Joe served as president of the Woodstock Rotary and was a member of the board of directors and a shareholder of the Woodstock Country Club. He was recognized as Woodstock’s Citizen of the Year in 1984 by the Rotary and Lions Clubs.
He received the PTA’s Jenkins Memorial Award in 1958. In presenting the award, Woodstock School Principal Walter Van Wagnen said “Joe has his own guidance department and that no one in the township will ever know all that Joe has done…only the kids themselves know what he has really done on their behalf.”
Those kids got the benefit of such activities as the annual Woodstock Easter Egg Hunt, of which Joe was the founder and sponsor for nearly 50 years, from 1947 to 1994. He served on the Woodstock Recreation Committee for more than 25 years, organizing ice skating, hay rides, sleigh rides, dances, basketball and bowling events.
There’s more. He was president of the Woodstock Little League, a member of the Fire Company, Christmas Eve committee, a Woodstock Riding Club supporter, a member of the Woodstock Republican Committee and was a Library Fair concessionaire.
He was also known for his automobile collection.
“He collected a lot of antique cars,” says Joe Jr. “I think he has a Model T Ford now. He bought and sold and kept them for years, had about 35 of them. His prized possession was a 1941 custom build Packard, there were only 12 made, Clark Gable owned one. He bought one, paid about $4000 for it in the late 1940s. He hung on to that one until the early 1990s and made a pretty good profit.”
And he was a great sports fan, particularly a New York Yankee fan.
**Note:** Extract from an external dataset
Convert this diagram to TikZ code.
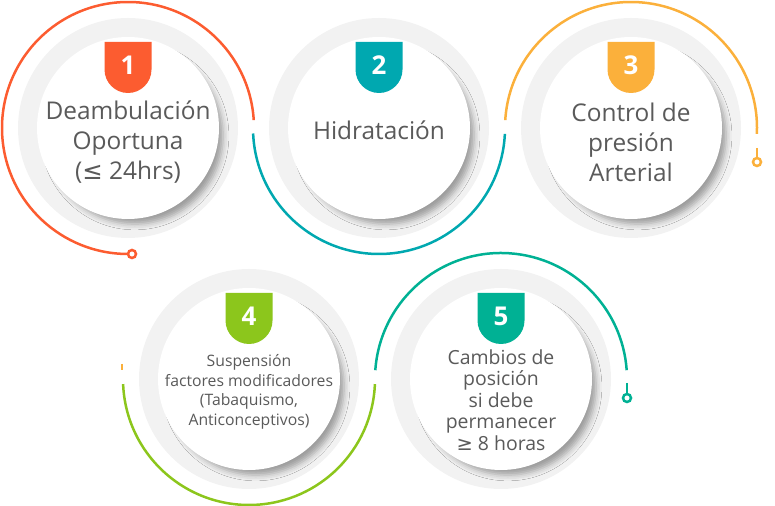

“We took him down to the new Yankee Stadium recently, and a guy from the Yankees came to meet him. When he was eight years old he attended the opening of the old Yankee Stadium, in 1923. He saw Lou Gehrig. He took me and we saw Mantle and Maris hit back to back homeruns. I never heard a crowd yell that loud. In 1957 when the Braves won the World Series, they draped the store on Tinker Street in black.”
Joe was a member and past president of Lake St. Patrick (Canada) Fish and Game Club from 1955 until the present. “He loved that fishing club. He took half the town there.”
Surviving are his wife, Barbara Shultis Forno; a son, Joseph Forno of Bearsville; two daughters, Kathryn Pietrowicz of Saugerties and Jennifer Vogel of Wittenberg; five grandchildren, Michael and An Pietrowicz, Amy Cocorikis, Eric and Jason Vogel; seven great grandchildren, nieces and nephews. He was predeceased by three sisters and two brothers.
Private services are under the direction of Lasher Funeral Home. Burial will be in Woodstock Cemetery. In lieu of flowers, contributions in his name are suggested to Woodstock Rescue Squad, PO Box 222, Woodstock, NY 12498.